YİD projeleri genellikle ulaştırma alanında tercih ediliyor. İhalede süreler yarıştığı için, şirket inşaat döneminde hızlı çalışıp erken açılış yaptığında, süre asıl parayı kazanacağı işletme süresine ekleniyor.

Çanakkale Köprüsü’nün 26 Şubat’ta açılması ile 18 Mart’ta açılması arasındaki fark; tam da bu nedenle Erdoğan’ın doğum günü ile 18 Mart 1915 Deniz Zaferi’nin yıldönümüne rastlaması arasındaki sembolik anlamın ötesine geçiyor.

Ertelemedeki  21 günlük sürenin karşılığı, YİD sözleşmesindeki günlük garantiler dikkate alındığında 15 milyon 309 bin Euro’ya ulaşıyor. 

Yani Daelim-S.K-Limak-Yapı Merkezi ortaklığı, üç haftalık bu gecikmeyle 15.3 milyon Euro’luk bir gelirden oldu.
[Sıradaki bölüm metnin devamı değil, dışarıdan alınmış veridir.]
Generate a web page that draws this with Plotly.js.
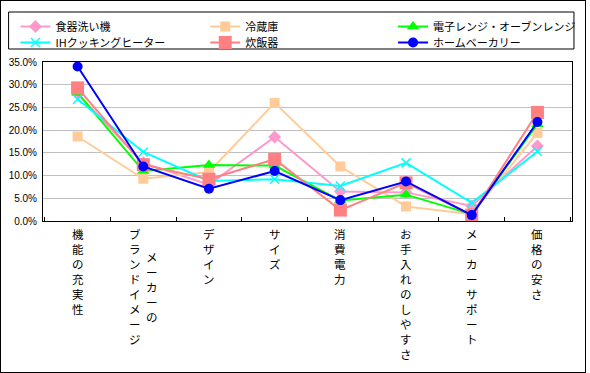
<!DOCTYPE html>
<html>
<head>
<meta charset="utf-8">
<script src="https://cdn.plot.ly/plotly-3.0.1.min.js"></script>
<style>
  html, body { margin: 0; padding: 0; background: #fff; }
  #wrap { position: relative; width: 590px; height: 373px; }
  #chart { position: absolute; left: 0; top: 0; width: 590px; height: 373px; }
  #frame { position: absolute; left: 0; top: 0; width: 586px; height: 373px; box-sizing: border-box;
           border: 1px solid #000; pointer-events: none; }
</style>
</head>
<body>
<div id="wrap"><div id="chart"></div><div id="frame"></div></div>
<script>
// Categories (full names) and how each label is broken into vertical columns
const categories = ['機能の充実性', 'メーカーのブランドイメージ', 'デザイン', 'サイズ', '消費電力', 'お手入れのしやすさ', 'メーカーサポート', '価格の安さ'];
const labelColumns = [
  ['機能の充実性'],
  ['メーカーの', 'ブランドイメージ'],
  ['デザイン'],
  ['サイズ'],
  ['消費電力'],
  ['お手入れのしやすさ'],
  ['メーカーサポート'],
  ['価格の安さ']
];

// Series values (fractions)
const dishwasher   = [0.280, 0.128, 0.080, 0.185, 0.065, 0.063, 0.033, 0.165]; // 食器洗い機
const fridge       = [0.186, 0.093, 0.108, 0.260, 0.120, 0.032, 0.015, 0.194]; // 冷蔵庫
const microwave    = [0.282, 0.110, 0.123, 0.122, 0.045, 0.058, 0.015, 0.213]; // 電子レンジ・オーブンレンジ
const ihHeater     = [0.268, 0.152, 0.088, 0.092, 0.077, 0.128, 0.040, 0.153]; // IHクッキングヒーター
const riceCooker   = [0.293, 0.124, 0.092, 0.136, 0.024, 0.084, 0.013, 0.239]; // 炊飯器
const homeBakery   = [0.340, 0.120, 0.071, 0.110, 0.046, 0.087, 0.013, 0.218]; // ホームベーカリー

const seriesNames = ['食器洗い機', '冷蔵庫', '電子レンジ・オーブンレンジ', 'IHクッキングヒーター', '炊飯器', 'ホームベーカリー'];
const yTickVals = [0, 0.05, 0.10, 0.15, 0.20, 0.25, 0.30, 0.35];

const styles = [
  {color: '#FF99CC', symbol: 'diamond', size: 10},
  {color: '#FFCC99', symbol: 'square', size: 10},
  {color: '#00FF00', symbol: 'triangle-up', size: 11},
  {color: '#00FFFF', symbol: 'x-thin', size: 9},
  {color: '#FF8080', symbol: 'square', size: 13},
  {color: '#0000FF', symbol: 'circle', size: 10}
];
const allSeries = [dishwasher, fridge, microwave, ihHeater, riceCooker, homeBakery];

// plot-area geometry in pixels (for placing legend entries)
const W = 590, H = 373, L = 43, R = 9, T = 62, B = 152;
const pw = W - L - R, ph = H - T - B;
const px2x = p => (p - L) / pw;
const py2y = p => (H - B - p) / ph;

const font = 'Noto Sans CJK JP, Liberation Sans, sans-serif';
const legendCols = [15, 208, 399];
const legendRows = [12, 28];

const layout = {
  width: W, height: H,
  margin: {l: L, r: R, t: T, b: B},
  paper_bgcolor: '#fff', plot_bgcolor: '#fff',
  showlegend: true,
  font: {family: font, color: '#000'},
  xaxis: {
    type: 'category', showticklabels: false,
    ticks: 'inside', tickson: 'boundaries', ticklen: 4, tickcolor: '#000', tickwidth: 1,
    showline: true, linecolor: '#000', linewidth: 1, mirror: true,
    showgrid: false, zeroline: false, fixedrange: true
  },
  yaxis: {
    range: [0, 0.35], tickvals: yTickVals, tickformat: '.1%',
    showgrid: true, gridcolor: '#C0C0C0', gridwidth: 1,
    showline: true, linecolor: '#000', linewidth: 1, mirror: true,
    zeroline: false, ticks: '', ticklabelstandoff: 3,
    tickfont: {family: 'Liberation Sans, sans-serif', size: 10, color: '#000'},
    fixedrange: true
  },
  shapes: [{
    type: 'rect', xref: 'paper', yref: 'paper', layer: 'above',
    x0: px2x(8), x1: px2x(583), y0: py2y(12), y1: py2y(49),
    line: {color: '#000', width: 1}, fillcolor: 'rgba(0,0,0,0)'
  }],
  annotations: []
};

const traces = allSeries.map((vals, i) => {
  const s = styles[i];
  const marker = {color: s.color, symbol: s.symbol, size: s.size};
  if (s.symbol === 'x-thin') marker.line = {color: s.color, width: 1.5};
  const lgKey = i === 0 ? 'legend' : 'legend' + (i + 1);
  const col = i % 3, row = Math.floor(i / 3);
  layout[lgKey] = {
    orientation: 'v', xref: 'paper', yref: 'paper',
    x: px2x(legendCols[col]), xanchor: 'left',
    y: py2y(legendRows[row]), yanchor: 'top',
    borderwidth: 0, bgcolor: 'rgba(0,0,0,0)', itemwidth: 30,
    font: {family: font, size: 11, color: '#000'}
  };
  return {
    type: 'scatter', mode: 'lines+markers', name: seriesNames[i],
    legend: lgKey,
    x: categories, y: vals,
    line: {color: s.color, width: 2},
    marker: marker,
    hoverinfo: 'skip'
  };
});

const colGap = 17, lineH = 15;
labelColumns.forEach((cols, i) => {
  const n = cols.length;
  const maxLen = Math.max(...cols.map(c => c.length));
  cols.forEach((c, j) => {
    layout.annotations.push({
      xref: 'x', yref: 'paper', x: categories[i], y: 0,
      xanchor: 'center', yanchor: 'top', align: 'center',
      xshift: ((n - 1) / 2 - j) * colGap,
      yshift: -3 - (maxLen - c.length) / 2 * lineH,
      showarrow: false,
      text: c.split('').join('<br>'),
      font: {family: font, size: 11.5, color: '#000'}
    });
  });
});

Plotly.newPlot('chart', traces, layout, {displayModeBar: false, staticPlot: true});
</script>
</body>
</html>
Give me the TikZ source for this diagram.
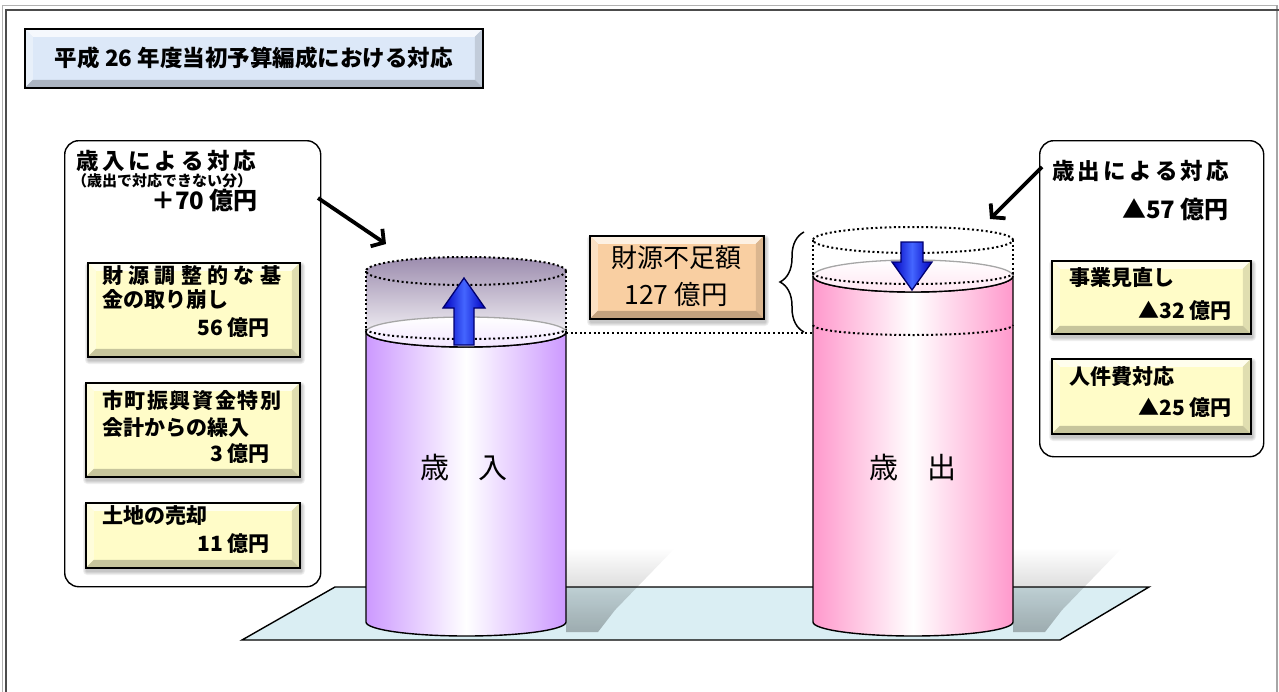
\documentclass[tikz,border=0pt]{standalone}
\usepackage{fontspec}
\setmainfont{Noto Sans CJK JP}
\usetikzlibrary{arrows.meta,decorations.pathreplacing,calc,fadings}
\definecolor{lav}{HTML}{CC99FF}
\definecolor{lavgray}{HTML}{9C8CAE}
\definecolor{pinkc}{HTML}{FF99CC}
\definecolor{floorc}{HTML}{DAEEF3}
\definecolor{titleblue}{HTML}{DCE8F8}
\definecolor{yel}{HTML}{FFFCC8}
\definecolor{org}{HTML}{F9CFA2}
\definecolor{navy}{HTML}{000070}
\definecolor{bluemid}{HTML}{4466FF}
\def\sprA#1{\ifx\relax#1\else#1\hfil\expandafter\sprA\fi}
\newcommand\spreadto[2]{\makebox[#1][s]{\sprA#2\relax\unskip}}
\newcommand\fs[1]{\fontsize{#1pt}{#1pt}\selectfont}
\newcommand\softshadow[4]{\foreach \k in {1,...,4}{\fill[black, opacity=0.06, rounded corners=\k pt] (#1+2-\k, #2+4-\k) rectangle (#3+2+\k, #4+4+\k);}}
\begin{document}
\begin{tikzpicture}[x=1pt,y=-1pt,
  lbl/.style={inner sep=0pt, font=\fs{21}\bfseries},
  container/.style={draw, line width=1.4pt, rounded corners=14pt, fill=white, inner sep=0pt, anchor=north west},
  dots/.style={line width=2pt, dash pattern=on 2pt off 2.6pt},
  blk/.style={line width=1.4pt},
  bigarrow/.style={line width=3.8pt, -{Straight Barb[length=9pt,width=21pt]}},
  bluearrow/.style={left color=blue!75!black, right color=blue!75!black, middle color=bluemid, draw=navy, line width=1.3pt, line join=miter},
  cylshadow/.style={fill=black, opacity=0.28, path fading=north},
  bevelbox/.style={draw=black, line width=1.6pt, fill=#1, inner sep=0pt, anchor=north west, path picture={
    \coordinate (pa) at (path picture bounding box.north west);
    \coordinate (pb) at (path picture bounding box.south east);
    \fill[#1!30!white] (pa) -- (pa-|pb) -- ([shift={(-8pt,-8pt)}]pa-|pb) -- ([shift={(8pt,-8pt)}]pa) -- cycle;
    \fill[#1!65!white] (pa) -- (pb-|pa) -- ([shift={(8pt,8pt)}]pb-|pa) -- ([shift={(8pt,-8pt)}]pa) -- cycle;
    \fill[#1!88!black] (pa-|pb) -- (pb) -- ([shift={(-8pt,8pt)}]pb) -- ([shift={(-8pt,-8pt)}]pa-|pb) -- cycle;
    \fill[#1!78!black] (pb) -- (pb-|pa) -- ([shift={(8pt,8pt)}]pb-|pa) -- ([shift={(-8pt,8pt)}]pb) -- cycle;
  }},
]
\useasboundingbox (0,0) rectangle (1279,691);
% frame
\draw[gray!60, line width=1pt] (2,695) -- (2,5) -- (1276.5,5);
\draw[gray!70, line width=2pt] (1276.5,5) -- (1276.5,695);
\draw[black!70, line width=2pt] (6,695) -- (6,10) -- (1279,10);

% title
\node[bevelbox=titleblue, minimum width=458pt, minimum height=59pt, font=\fs{22.5}\bfseries] (title) at (24,28) {平成 26 年度当初予算編成における対応};

% containers
\node[container, minimum width=256pt, minimum height=446pt] (lbox) at (64,140) {};
\node[container, minimum width=224pt, minimum height=316pt] (rbox) at (1039,140) {};

% left container texts
\node[lbl, anchor=west, font=\fs{22.5}\bfseries] (lh) at (76,161) {\spreadto{180pt}{歳入による対応}};
\node[lbl, anchor=west, font=\fs{15}\bfseries] (lsub) at (72,181) {（歳出で対応できない分）};
\node[lbl, anchor=east, font=\fs{24}\bfseries] (lamt) at (258,200) {＋70 億円};

% yellow boxes left
\softshadow{87}{262}{299}{356}
\softshadow{85}{382}{299}{476}
\softshadow{85}{502}{299}{567}
\node[bevelbox=yel, minimum width=212pt, minimum height=94pt] (y1) at (87,262) {};
\node[bevelbox=yel, minimum width=214pt, minimum height=94pt] (y2) at (85,382) {};
\node[bevelbox=yel, minimum width=214pt, minimum height=65pt] (y3) at (85,502) {};
\node[lbl, anchor=west] (y1a) at (102,276) {\spreadto{179pt}{財源調整的な基}};
\node[lbl, anchor=west] (y1b) at (102,300) {金の取り崩し};
\node[lbl, anchor=east] (y1c) at (270,328) {56 億円};
\node[lbl, anchor=west] (y2a) at (102,401) {\spreadto{179pt}{市町振興資金特別}};
\node[lbl, anchor=west] (y2b) at (102,428) {会計からの繰入};
\node[lbl, anchor=east] (y2c) at (270,454) {3 億円};
\node[lbl, anchor=west] (y3a) at (102,516) {土地の売却};
\node[lbl, anchor=east] (y3b) at (270,544) {11 億円};

% right container texts
\node[lbl, anchor=west, font=\fs{22.5}\bfseries] (rh) at (1052,171) {\spreadto{177pt}{歳出による対応}};
\node[lbl, anchor=east, font=\fs{24}\bfseries] (ramt) at (1229,209) {▲57 億円};
\softshadow{1051}{260}{1250}{333}
\softshadow{1051}{358}{1250}{433}
\node[bevelbox=yel, minimum width=199pt, minimum height=73pt] (r1) at (1051,260) {};
\node[bevelbox=yel, minimum width=199pt, minimum height=75pt] (r2) at (1051,358) {};
\node[lbl, anchor=west] (r1a) at (1069,278) {事業見直し};
\node[lbl, anchor=east] (r1b) at (1232,311) {▲32 億円};
\node[lbl, anchor=west] (r2a) at (1069,377) {人件費対応};
\node[lbl, anchor=east] (r2b) at (1232,408) {▲25 億円};

% floor
\filldraw[fill=floorc, blk] (335,587) -- (1149,587) -- (1060,640) -- (242,640) -- cycle;
% cylinder shadows
\fill[cylshadow] (566,548) -- (675,548) -- (615,610) -- (598,632) -- (566,632) -- cycle;
\fill[cylshadow] (1013,548) -- (1122,548) -- (1062,610) -- (1045,632) -- (1013,632) -- cycle;

% ---- left cylinder (revenue)
\shade[top color=lavgray, bottom color=white] (366,271) arc[start angle=180,end angle=0,x radius=100pt,y radius=14pt] -- (566,332) arc[start angle=0,end angle=-180,x radius=100pt,y radius=15pt] -- cycle;
\shadedraw[left color=lav, right color=lav, middle color=white, blk] (366,332) -- (366,622) arc[start angle=180,end angle=360,x radius=100pt,y radius=14pt] -- (566,332) arc[start angle=0,end angle=-180,x radius=100pt,y radius=15pt] -- cycle;
\shade[top color=white, bottom color=lav!25] (466,332) ellipse[x radius=100pt, y radius=15pt];
\draw[gray!70, line width=1.3pt] (366,332) arc[start angle=180,end angle=0,x radius=100pt,y radius=15pt];
\draw[blk] (366,332) arc[start angle=180,end angle=360,x radius=100pt,y radius=15pt];
\draw[dots] (366,329) arc[start angle=180,end angle=360,x radius=100pt,y radius=10pt];
\draw[dots] (466,271) ellipse[x radius=100pt, y radius=14pt];
\draw[dots] (366,271) -- (366,332);
\draw[dots] (566,271) -- (566,332);
\shadedraw[bluearrow] (454,345) -- (454,308) -- (443,308) -- (464,278) -- (485,308) -- (474,308) -- (474,345) -- cycle;
\node[inner sep=0pt, font=\fs{29}] (inlbl) at (464,468) {歳　入};

% ---- right cylinder (expenditure)
\draw[dots] (913,240) ellipse[x radius=100pt, y radius=13pt];
\draw[dots] (813,240) -- (813,276);
\draw[dots] (1013,240) -- (1013,276);
\shadedraw[left color=pinkc, right color=pinkc, middle color=white, blk] (813,276) -- (813,622) arc[start angle=180,end angle=360,x radius=100pt,y radius=14pt] -- (1013,276) arc[start angle=0,end angle=-180,x radius=100pt,y radius=16pt] -- cycle;
\shade[top color=white, bottom color=pinkc!25] (913,276) ellipse[x radius=100pt, y radius=16pt];
\draw[gray!70, line width=1.3pt] (813,276) arc[start angle=180,end angle=0,x radius=100pt,y radius=16pt];
\draw[blk] (813,276) arc[start angle=180,end angle=360,x radius=100pt,y radius=16pt];
\draw[dots] (813,273) arc[start angle=180,end angle=360,x radius=100pt,y radius=11pt];
\draw[dots] (813,325) arc[start angle=180,end angle=360,x radius=100pt,y radius=10pt];
\shadedraw[bluearrow] (901,242) -- (923,242) -- (923,262) -- (932,262) -- (912,290) -- (892,262) -- (901,262) -- cycle;
\node[inner sep=0pt, font=\fs{29}] (outlbl) at (913,468) {歳　出};

% gap indicator
\coordinate (dl1) at (566,333);
\coordinate (dl2) at (813,333);
\draw[dots] (dl1) -- (dl2);
\coordinate (br1) at (804,332);
\coordinate (br2) at (804,232);
\draw[line width=1.5pt, decorate, decoration={brace, amplitude=24pt}] (br1) -- (br2);
\softshadow{589}{235}{763}{318}
\node[bevelbox=org, minimum width=174pt, minimum height=83pt] (gap) at (589,235) {};
\node[inner sep=0pt, font=\fs{26}] (gapa) at (676,258) {財源不足額};
\node[inner sep=0pt, font=\fs{26.5}] (gapb) at (676,294) {127 億円};

% pointer arrows
\coordinate (a1s) at (318,198);
\coordinate (a1e) at (386,244);
\coordinate (a2s) at (1042,167);
\coordinate (a2e) at (990,219);
\draw[bigarrow] (a1s) -- (a1e);
\draw[bigarrow] (a2s) -- (a2e);
\end{tikzpicture}
\end{document}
Ama Konsorsiyum’un kaybı, Hazine’nin kazancı oldu. Nasıl bir kazanç derseniz, vatandaşlara vergiler ya da kamu hizmetlerinden kısıntı olarak yansıyacak olan bir tutardan bahsediyoruz.

Bugünkü kurlarla yaklaşık 246.5 milyon TL’den yani.


45 BİN ARAÇ GEÇER Mİ?


Çanakkale Köprüsü’nden günde 45 bin araç geçer mi?”, “Bu garantiler bütçede kara delik oluşturmaz mı?” soruları, özellikle bölgeyi bilenler tarafından sıkça soruluyor.

Ancak iktidar sözcüleri bu soruyu cevaplamak yerine, genellikle akaryakıt üzerinden yapılmış bir tasarruf hesabı sunmayı tercih ediyor. Çünkü gerçek cevabı verecek olsalar; devletin döviz üzerinden garanti ettiği günlük araç sayısının, halkın ihtiyaçlarına göre değil, bu büyüklükteki bir YİD projesinin finansman ihtiyacına, kredi sözleşmelerine, vadelere, geri dönüş hesaplarına göre şekillendiğini söylemek zorunda kalacaklar.

Hiç böyle bir hakikati kamuoyuyla paylaşmak isterler mi?